Written instruction
Without the pictures, set down every line of the data exactly.

Stored data
★ ★ ★ ★ ★

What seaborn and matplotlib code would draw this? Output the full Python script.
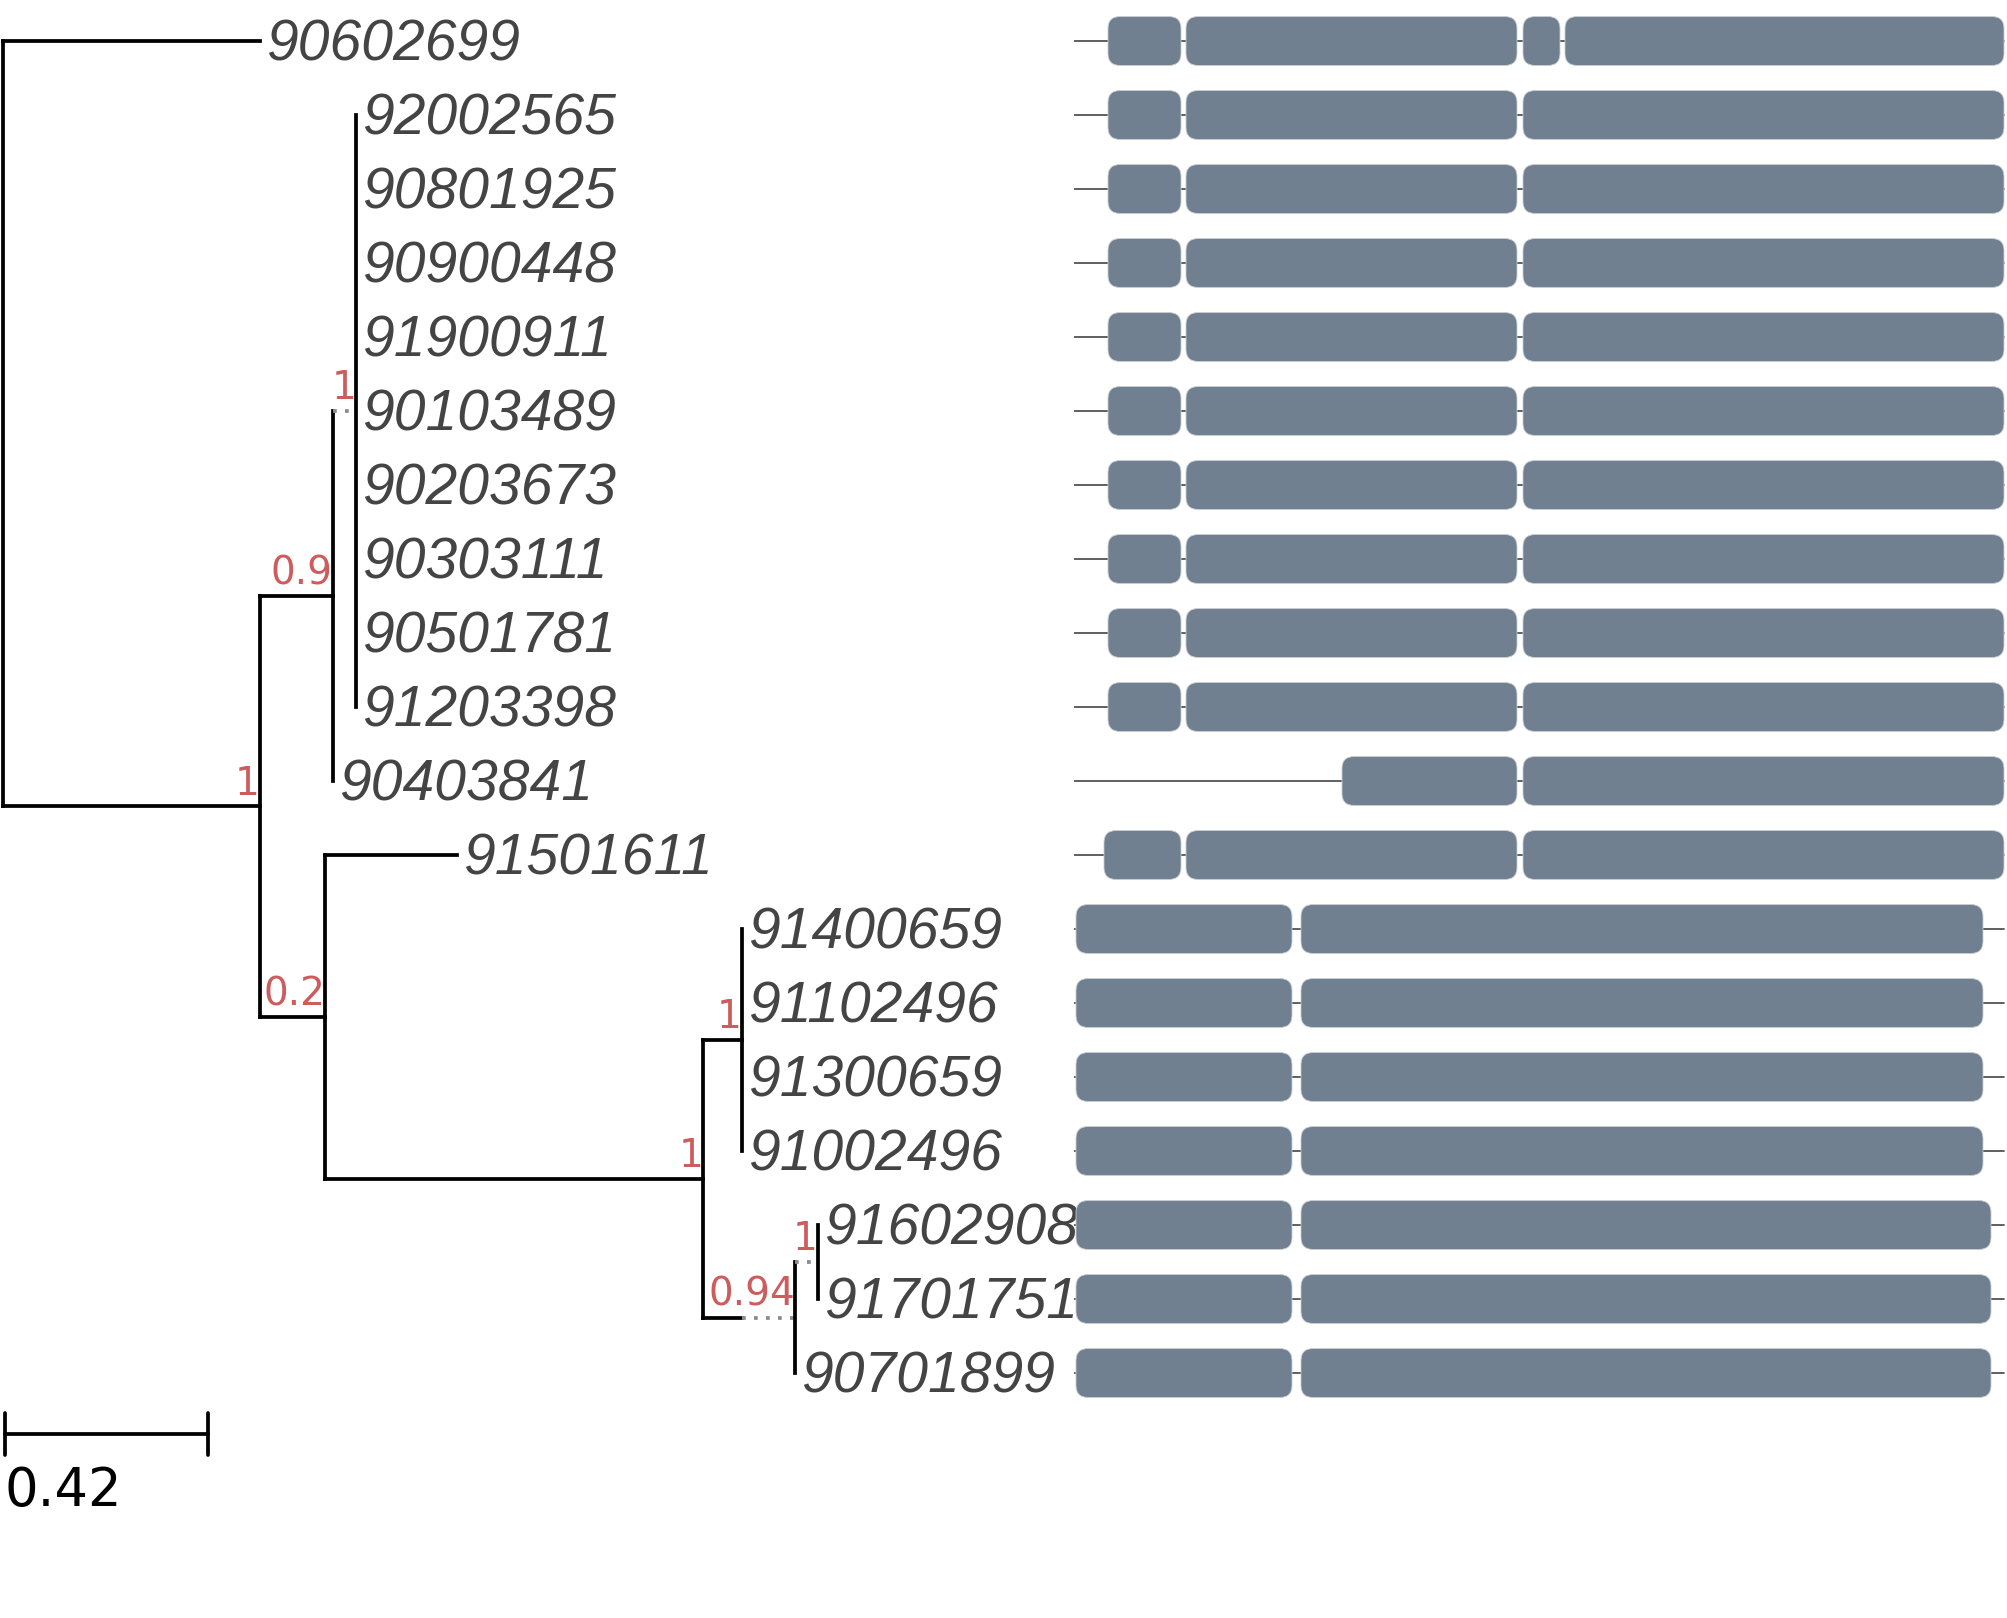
import matplotlib
matplotlib.use("Agg")
import matplotlib.pyplot as plt
from matplotlib.patches import FancyBboxPatch
import seaborn as sns

# tips, top to bottom
tips = ["90602699", "92002565", "90801925", "90900448", "91900911", "90103489",
        "90203673", "90303111", "90501781", "91203398", "90403841", "91501611",
        "91400659", "91102496", "91300659", "91002496", "91602908", "91701751",
        "90701899"]
tip_parent = ["n0", "n3", "n3", "n3", "n3", "n3", "n3", "n3", "n3", "n3", "n2",
              "n4", "n6", "n6", "n6", "n6", "n8", "n8", "n7"]
tip_length = [0.530, 0, 0, 0, 0, 0, 0, 0, 0, 0, 0, 0.272, 0, 0, 0, 0, 0, 0, 0]

# internal nodes
nodes = ["n0", "n1", "n2", "n3", "n4", "n5", "n6", "n7", "n8"]
node_parent = [None, "n0", "n1", "n2", "n1", "n4", "n5", "n5", "n7"]
node_length = [0, 0.530, 0.151, 0.048, 0.135, 0.780, 0.080, 0.190, 0.047]
node_support = ["", "1", "0.9", "1", "0.2", "1", "1", "0.94", "1"]
# branch becomes dotted after this distance from the parent (None = solid)
node_dotted_from = [None, None, None, 0.0, None, None, None, 0.080, 0.0]

scale_len = 0.42

# gene structures (exon start, end), all genes span 0..930
gene_span = (0, 930)
exon_sets = {
    "a": [(34, 107), (112, 443), (449, 486), (491, 930)],
    "b": [(34, 107), (112, 443), (449, 930)],
    "c": [(268, 443), (449, 930)],
    "d": [(30, 107), (112, 443), (449, 930)],
    "e": [(2, 218), (227, 909)],
    "f": [(2, 218), (227, 917)],
}
tip_structure = ["a", "b", "b", "b", "b", "b", "b", "b", "b", "b", "c", "d",
                 "e", "e", "e", "e", "f", "f", "f"]

sns.set_theme(style="white")

W, H = 2007, 1618
fig = plt.figure(figsize=(W / 100, H / 100), dpi=100)
px_unit = 484.5
tree_w = 1075
ax = fig.add_axes([0, 0, tree_w / W, 1])
axg = fig.add_axes([1074 / W, 0, 933 / W, 1])
ylim = ((H - 41) / 74, -41 / 74)

# layout of the tree
parent = dict(zip(nodes, node_parent))
length = dict(zip(nodes, node_length))
parent.update(zip(tips, tip_parent))
length.update(zip(tips, tip_length))
children = {n: [] for n in nodes}
for c, p in parent.items():
    if p is not None:
        children[p].append(c)

ypos = {t: i for i, t in enumerate(tips)}
xpos = {}


def set_x(n, x):
    xpos[n] = x
    for c in children.get(n, []):
        set_x(c, x + length[c])


def set_y(n):
    if n in ypos:
        return ypos[n]
    ys = [set_y(c) for c in children[n]]
    ypos[n] = sum(ys) / len(ys)
    return ypos[n]


set_x("n0", 0.0)
set_y("n0")
dotted = dict(zip(nodes, node_dotted_from))

lw = 2.7
for n in nodes:
    ys = [ypos[c] for c in children[n]]
    ax.plot([xpos[n], xpos[n]], [min(ys), max(ys)], color="black", lw=lw,
            solid_capstyle="projecting")
    for c in children[n]:
        d = dotted.get(c)
        if d is None:
            ax.plot([xpos[n], xpos[c]], [ypos[c], ypos[c]], color="black", lw=lw,
                    solid_capstyle="projecting")
        else:
            if d > 0:
                ax.plot([xpos[n], xpos[n] + d], [ypos[c], ypos[c]], color="black",
                        lw=lw, solid_capstyle="projecting")
            ax.plot([xpos[n] + d, xpos[c]], [ypos[c], ypos[c]], color="#8c8c8c",
                    lw=lw, linestyle=(0, (1, 2.2)))

for t in tips:
    ax.text(xpos[t] + 0.012, ypos[t] + 0.06, t, fontsize=41, style="italic",
            family="Liberation Sans", color="#444444", ha="left", va="center")

for n, s in zip(nodes, node_support):
    if s:
        ax.text(xpos[n], ypos[n] - 0.05, s, fontsize=28, color="#cd5c5c",
                family="DejaVu Sans", ha="right", va="bottom")

# scale bar
x0 = 0.004
yb = (1434 - 41) / 74
ax.plot([x0, x0 + scale_len], [yb, yb], color="black", lw=lw)
for xe in (x0, x0 + scale_len):
    ax.plot([xe, xe], [yb - 0.29, yb + 0.29], color="black", lw=lw)
ax.text(x0, yb + 0.42, f"{scale_len}", fontsize=38, color="black",
        family="DejaVu Sans", ha="left", va="top")

ax.set_xlim(-3 / px_unit, (tree_w - 3) / px_unit)
ax.set_ylim(*ylim)
ax.axis("off")

# gene structures
bar_h = 0.66
for t, key in zip(tips, tip_structure):
    y = ypos[t]
    axg.plot(gene_span, [y, y], color="#444444", lw=1.2, zorder=1)
    for s, e in exon_sets[key]:
        axg.add_patch(FancyBboxPatch((s, y - bar_h / 2), e - s, bar_h,
                                     boxstyle="round,pad=0,rounding_size=12",
                                     mutation_aspect=1 / 74, fc="#708090",
                                     ec="#c8ccd0", lw=0.6, zorder=2))
axg.set_xlim(0, 933)
axg.set_ylim(*ylim)
axg.axis("off")

sns.despine(left=True, bottom=True)
fig.savefig("out.png", dpi=100)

★ ★ ★ ★ ★

Solution for this problem
What seaborn and matplotlib code would draw this? Output the full Python script.
import matplotlib
matplotlib.use("Agg")
import matplotlib.pyplot as plt
from matplotlib.patches import FancyBboxPatch
import seaborn as sns

# tips, top to bottom
tips = ["90602699", "92002565", "90801925", "90900448", "91900911", "90103489",
        "90203673", "90303111", "90501781", "91203398", "90403841", "91501611",
        "91400659", "91102496", "91300659", "91002496", "91602908", "91701751",
        "90701899"]
tip_parent = ["n0", "n3", "n3", "n3", "n3", "n3", "n3", "n3", "n3", "n3", "n2",
              "n4", "n6", "n6", "n6", "n6", "n8", "n8", "n7"]
tip_length = [0.530, 0, 0, 0, 0, 0, 0, 0, 0, 0, 0, 0.272, 0, 0, 0, 0, 0, 0, 0]

# internal nodes
nodes = ["n0", "n1", "n2", "n3", "n4", "n5", "n6", "n7", "n8"]
node_parent = [None, "n0", "n1", "n2", "n1", "n4", "n5", "n5", "n7"]
node_length = [0, 0.530, 0.151, 0.048, 0.135, 0.780, 0.080, 0.190, 0.047]
node_support = ["", "1", "0.9", "1", "0.2", "1", "1", "0.94", "1"]
# branch becomes dotted after this distance from the parent (None = solid)
node_dotted_from = [None, None, None, 0.0, None, None, None, 0.080, 0.0]

scale_len = 0.42

# gene structures (exon start, end), all genes span 0..930
gene_span = (0, 930)
exon_sets = {
    "a": [(34, 107), (112, 443), (449, 486), (491, 930)],
    "b": [(34, 107), (112, 443), (449, 930)],
    "c": [(268, 443), (449, 930)],
    "d": [(30, 107), (112, 443), (449, 930)],
    "e": [(2, 218), (227, 909)],
    "f": [(2, 218), (227, 917)],
}
tip_structure = ["a", "b", "b", "b", "b", "b", "b", "b", "b", "b", "c", "d",
                 "e", "e", "e", "e", "f", "f", "f"]

sns.set_theme(style="white")

W, H = 2007, 1618
fig = plt.figure(figsize=(W / 100, H / 100), dpi=100)
px_unit = 484.5
tree_w = 1075
ax = fig.add_axes([0, 0, tree_w / W, 1])
axg = fig.add_axes([1074 / W, 0, 933 / W, 1])
ylim = ((H - 41) / 74, -41 / 74)

# layout of the tree
parent = dict(zip(nodes, node_parent))
length = dict(zip(nodes, node_length))
parent.update(zip(tips, tip_parent))
length.update(zip(tips, tip_length))
children = {n: [] for n in nodes}
for c, p in parent.items():
    if p is not None:
        children[p].append(c)

ypos = {t: i for i, t in enumerate(tips)}
xpos = {}


def set_x(n, x):
    xpos[n] = x
    for c in children.get(n, []):
        set_x(c, x + length[c])


def set_y(n):
    if n in ypos:
        return ypos[n]
    ys = [set_y(c) for c in children[n]]
    ypos[n] = sum(ys) / len(ys)
    return ypos[n]


set_x("n0", 0.0)
set_y("n0")
dotted = dict(zip(nodes, node_dotted_from))

lw = 2.7
for n in nodes:
    ys = [ypos[c] for c in children[n]]
    ax.plot([xpos[n], xpos[n]], [min(ys), max(ys)], color="black", lw=lw,
            solid_capstyle="projecting")
    for c in children[n]:
        d = dotted.get(c)
        if d is None:
            ax.plot([xpos[n], xpos[c]], [ypos[c], ypos[c]], color="black", lw=lw,
                    solid_capstyle="projecting")
        else:
            if d > 0:
                ax.plot([xpos[n], xpos[n] + d], [ypos[c], ypos[c]], color="black",
                        lw=lw, solid_capstyle="projecting")
            ax.plot([xpos[n] + d, xpos[c]], [ypos[c], ypos[c]], color="#8c8c8c",
                    lw=lw, linestyle=(0, (1, 2.2)))

for t in tips:
    ax.text(xpos[t] + 0.012, ypos[t] + 0.06, t, fontsize=41, style="italic",
            family="Liberation Sans", color="#444444", ha="left", va="center")

for n, s in zip(nodes, node_support):
    if s:
        ax.text(xpos[n], ypos[n] - 0.05, s, fontsize=28, color="#cd5c5c",
                family="DejaVu Sans", ha="right", va="bottom")

# scale bar
x0 = 0.004
yb = (1434 - 41) / 74
ax.plot([x0, x0 + scale_len], [yb, yb], color="black", lw=lw)
for xe in (x0, x0 + scale_len):
    ax.plot([xe, xe], [yb - 0.29, yb + 0.29], color="black", lw=lw)
ax.text(x0, yb + 0.42, f"{scale_len}", fontsize=38, color="black",
        family="DejaVu Sans", ha="left", va="top")

ax.set_xlim(-3 / px_unit, (tree_w - 3) / px_unit)
ax.set_ylim(*ylim)
ax.axis("off")

# gene structures
bar_h = 0.66
for t, key in zip(tips, tip_structure):
    y = ypos[t]
    axg.plot(gene_span, [y, y], color="#444444", lw=1.2, zorder=1)
    for s, e in exon_sets[key]:
        axg.add_patch(FancyBboxPatch((s, y - bar_h / 2), e - s, bar_h,
                                     boxstyle="round,pad=0,rounding_size=12",
                                     mutation_aspect=1 / 74, fc="#708090",
                                     ec="#c8ccd0", lw=0.6, zorder=2))
axg.set_xlim(0, 933)
axg.set_ylim(*ylim)
axg.axis("off")

sns.despine(left=True, bottom=True)
fig.savefig("out.png", dpi=100)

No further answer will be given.